Listening with Empathy

The Key Word is "With"
Listening with empathy is a good skill to develop, especially when dealing with clients. The reason it's good is because it allows you to hear beyond the words - to sense how what the client is saying is affecting him.Listening with empathy is the ability to hear the client and think with (and that’s the key word “with”) the client. It is not about thinking for the client, like so many people tend to do. And it is not thinking about the client. It is far different.

Listening with empathy, if I can drive this key point home, is more about “being with him.” It’s about feeling with him. It’s the ability to move at the same pace with the client.

It takes skill to listen to the client with empathy. The skill takes time and practice to develop, and never thinking you have it mastered. It's not meant to be a manipulative trick or something designed fool to the client into thinking he likes you. If the client likes you, that is a by-product of empathy, because with empathy, it can have a simpatico effect where both parties seem to be on the same wavelength.

Get On The Client's Side of the Desk
Probably the best way to get to establish empathy, is to imagine you are sitting in the client’s chair. You can do this from your home, Starbucks, or the office. (It may be a little challenging to do this as you are sitting across from him, but it can be done.)

How does the world look from his eyes? What does he see when he sees you? Pause and reflect that just for a moment. See what he sees. 

Now, with the image of him seeing you in your head, stay in his chair and think about all the problems he has today. All the things that occurred before you even walked into his office. Think about the problems he faces after you leave. Now think about the what you are wishing to discuss with him today. How are you going to weave it into the things that are affecting his workday? What does this sound like and feel like when you bring it up? Is it addressing something that is affecting him today? Could it be that what you are proposing will prevent a problem? Or is what you are bringing him something that is out-of-sync with his world?

These are important points to ponder. It's not for the amateur, that's for sure. Be you sure you do this - every single time you meet with the client.

Suspending Judgment
Here's something we all like to do, because we are human, is judge others. Judging usually comes in the form of an evaluation. We are trying to label the other person. There is a part of this judging that comes from us trying to determine if this person is in some form a threat to us. This is a throwback to our primordial days, before we so-called "evolved." 
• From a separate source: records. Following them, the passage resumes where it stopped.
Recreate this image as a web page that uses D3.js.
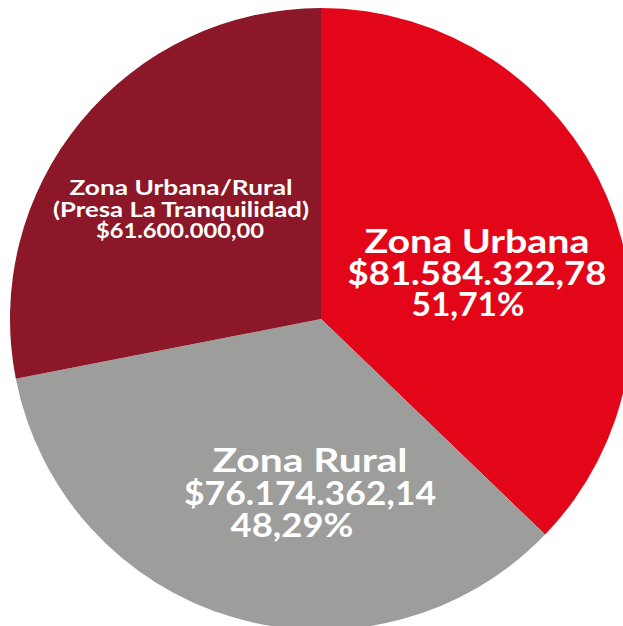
<!DOCTYPE html>
<html>
<head>
<meta charset="utf-8">
<script src="https://cdn.jsdelivr.net/npm/d3@7"></script>
<style>
  html, body { margin: 0; padding: 0; background: #ffffff; overflow: hidden; }
  svg { display: block; }
  text { font-family: "Lato", "Open Sans", sans-serif; font-weight: 700; fill: #ffffff; }
</style>
</head>
<body>
<svg id="chart" width="623" height="626"></svg>
<script>
// ---- data ----
const categories = ["Zona Urbana", "Zona Rural", "Zona Urbana/Rural (Presa La Tranquilidad)"];
const values = [81584322.78, 76174362.14, 61600000.00];
const labelLines = [
  ["Zona Urbana", "$81.584.322,78", "51,71%"],
  ["Zona Rural", "$76.174.362,14", "48,29%"],
  ["Zona Urbana/Rural", "(Presa La Tranquilidad)", "$61.600.000,00"]
];

// ---- styling / layout ----
const colors = ["#e30619", "#9d9d9c", "#8b1728"];
const W = 623, H = 626;
const cx = 321, cy = 319, R = 311;
// label anchors relative to centre, line spacing, font-size, per-line x shift & target width
const labelLayout = [
  { x: 156, y: -66, lh: 31.5, fs: 33, dx: [0, 0, -9], w: [225, 259, 113] },
  { x: -11, y: 153, lh: 32.5, fs: 33, dx: [0, 0, -18], w: [195, 252, 123] },
  { x: -140, y: -124, lh: 21.5, fs: 21, dx: [0, 0, -1], w: [223, 256, 168] }
];

const svg = d3.select("#chart");
const g = svg.append("g").attr("transform", `translate(${cx},${cy})`);

const data = categories.map((c, i) => ({ cat: c, value: values[i], i }));
const pie = d3.pie().sort(null).value(d => d.value).startAngle(0).endAngle(2 * Math.PI);
const arc = d3.arc().innerRadius(0).outerRadius(R);
const color = d3.scaleOrdinal().domain(categories).range(colors);

const arcs = pie(data);

g.selectAll("path.slice")
  .data(arcs)
  .join("path")
  .attr("class", "slice")
  .attr("d", arc)
  .attr("fill", d => color(d.data.cat));

const labels = g.selectAll("g.label")
  .data(arcs)
  .join("g")
  .attr("class", "label")
  .attr("transform", d => {
    const L = labelLayout[d.data.i];
    return `translate(${L.x},${L.y})`;
  });

labels.each(function(d) {
  const L = labelLayout[d.data.i];
  const lines = labelLines[d.data.i];
  d3.select(this).selectAll("text")
    .data(lines)
    .join("text")
    .attr("x", (t, j) => L.dx[j])
    .attr("y", (t, j) => j * L.lh)
    .attr("text-anchor", "middle")
    .attr("font-size", L.fs)
    .attr("textLength", (t, j) => L.w[j])
    .attr("lengthAdjust", "spacingAndGlyphs")
    .text(t => t);
});
</script>
</body>
</html>
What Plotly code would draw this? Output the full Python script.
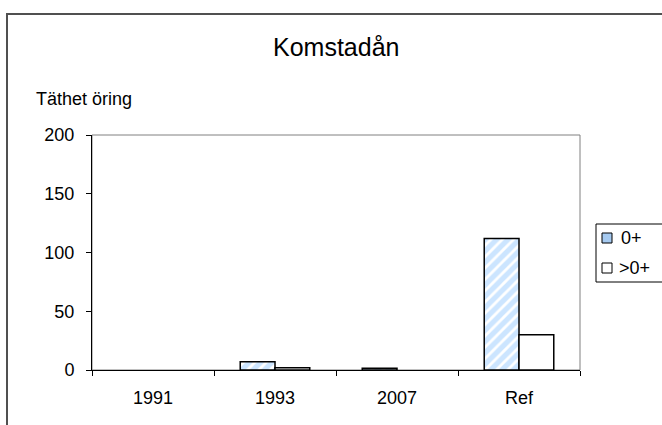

Today judging others is more of figuring out where the person fits into our "labeling" bucket - so our brain can categorize the other person. And it is also a part of us, that wants to be able to tell someone who this person is and what he is like when we talk to others.

If you can suspend judgment - you will be a far better listener. Unfortunately, suspending judgment harder than one would suspect. It’s about removing any judgment, evaluations, labeling, and criticisms that can cloud our frame of reference and get in the way of helping the client solve his problems.

To help suspend judgment and criticism, ask yourself these questions when sitting there listening to the client:
  1. What is the nature of the problem?
  2. How is the client describing it?
  3. What words are coming up repeatedly in his description?
  4. What areas does the client deem essential and critical to the solving of his problem?
  5. Are there seemingly trivial issues and are there crucial issues?
  6. What is crucial to him personally: value? time? prestige? security? acknowledgment?

These questions help focus you on the nature of the problem and keep your mind away from wanting to judge and evaluate the person.

Thinking About Ourselves - Or How To Be More Genuine
Being self-concerned is essentially being human. We are all self-concerned whether we admit it or not. How self-concerned we tend to be is another story, however. It we are so self-concerned to the point of self-absorption, then we block out outside points of reference, ideas, and information trying to get through. On the other hand, too little self-concern creates other problems to the point of acting like a martyr. And even then some would say that is even more self-concern showing up in trying to get others to think well of them.

Thinking too much about ourselves, how we look or how we are coming across, blocks communication. The way around this is to be truly interested in what the client has to say. Listen with your entire body. Feel what he feels, not what you feel or what you want or how you want to be perceived.

When you stop thinking about yourself and how you look - you become - more genuine. The genuineness opens up the communication and the client becomes more at ease in discussing the nature of his problems.